At the time, very little was known about what they did with the weapons and it was very clear that different species, even closely related species, had very different kinds of weapons. Some had horns coming from the back of the head, like we'd expect in elk or deer. But some species had a single horn from the middle of the head, like a rhinoceros. There are species that had four or five horns coming off the shoulder blades. Some of the horns were branches. Some were curved. There was a ton of diversity and we knew very little about them.
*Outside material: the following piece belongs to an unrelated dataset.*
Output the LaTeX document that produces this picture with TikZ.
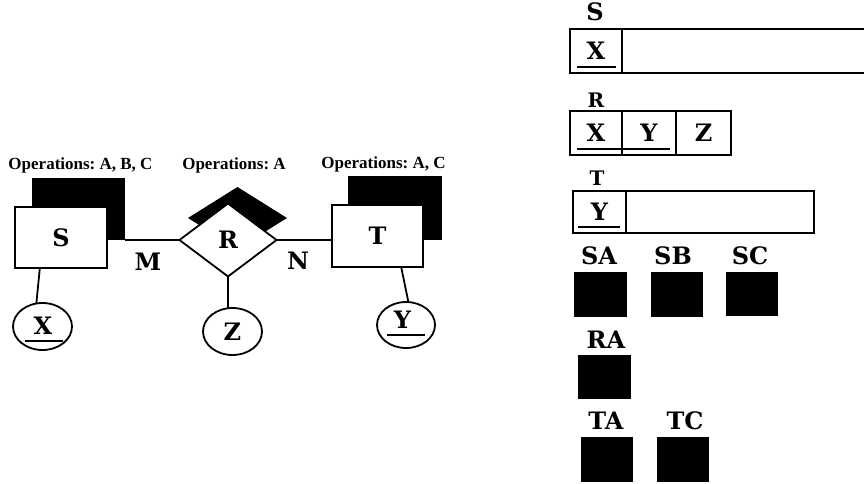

The species are categorized based on what the males' horns are like?
If you were to look at 500 species of dung beetle, the most divergent trait is the weapons. Those structures are evolving faster and in more directions than any other thing. It doesn't actually mean the diversity in horns is causing them to become new species. We don't have a link there; there's a good chance it's related to other mechanisms, but the fact is that you've got a ridiculous diversity of beetles and, on top of that, a crazy diversity of weapons.

And they're evolving really quickly?
Within the group that became the dung beetles, a lot of the diversity is more recent. The genus that I worked on, which has about 2,000 described species, is one of the most species-rich genera of any multi-cellular group of organisms anywhere. That genus is probably only 40 million years old, and that diversity probably only happened in the last 5 or 10 million years.

Is that timescale common with insects?
It's dangerous to generalize with insects considering there are so many, but if you step back and look at beetles, one out of four multicellular things on this planet is a beetle. No matter how you look at diversity, beetles win. There's lots of groups of beetles that are doing something right, but the dung beetles are certainly have some of the fastest rates of mutation among insects.